5. The machine of claim 4, wherein the plurality of bearings comprises needle bearings.

6. The machine of claim 1, wherein a seal positioned intermediate the distal and proximal ends of the piston apparatus is adapted to support the axial motion of the piston.

7. The machine of claim 6, wherein the seal comprises a bronze T-seal.

8. The machine of claim 6, wherein a plurality of retaining rings fitted within grooves formed in the sleeve adjacent the seal are adapted to axially position the piston apparatus.

9. The machine of claim 8, wherein a plurality of spacers is disposed adjacent the plurality of retaining rings.

10. The machine of claim 1, wherein an H-wiper seal is disposed intermediate a plurality of retaining rings proximate the distal end of the piston apparatus.

11. The machine of claim 1, wherein a spacer is disposed intermediate the H-wiper seal and a retaining ring.

12. The machine of claim 1, wherein a plurality of roller thrust bearings disposed proximate the proximal end of the piston apparatus is adapted to take an axial load applied to the piston apparatus.

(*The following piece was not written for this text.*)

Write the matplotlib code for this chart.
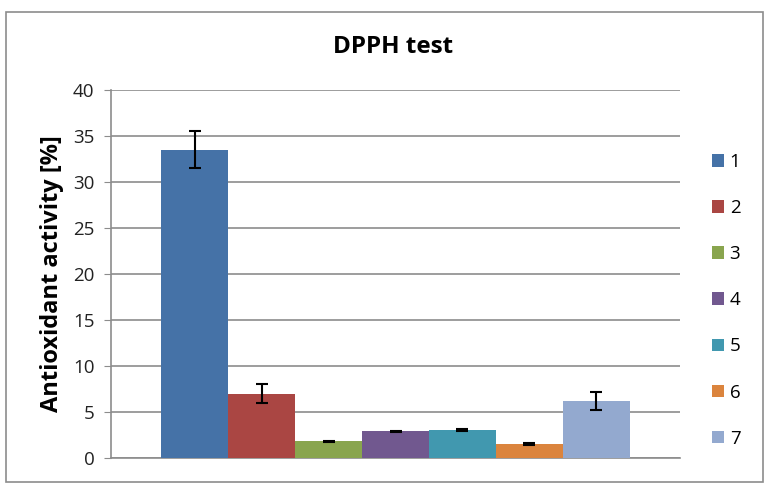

13. The machine of claim 12, wherein a spacer is disposed intermediate the roller thrust bearing and a recessed portion of the shaft.

14. The machine of claim 12, wherein a preload cap disposed on the proximal end of the piston apparatus is adapted to secure the shaft to the roller thrust bearing.

15. The machine of claim 1, wherein the shaft comprises a plurality of splines formed near the proximal end of the piston apparatus, the shaft being adapted for attachment to a motor.

16. The machine of claim 1, wherein the shaft comprises a polygonal geometry near the proximal end of the piston apparatus, the shaft being adapted for attachment to a motor.

17. The machine of claim 1, wherein the sleeve comprises chrome.

18. The machine of claim 1, wherein the shaft comprises nitride.

19. The machine of claim 1, wherein a sensor disposed within the shaft is adapted to measure an axial position of the piston apparatus.

20. The machine of claim 19, wherein the sensor is a Hall effect sensor.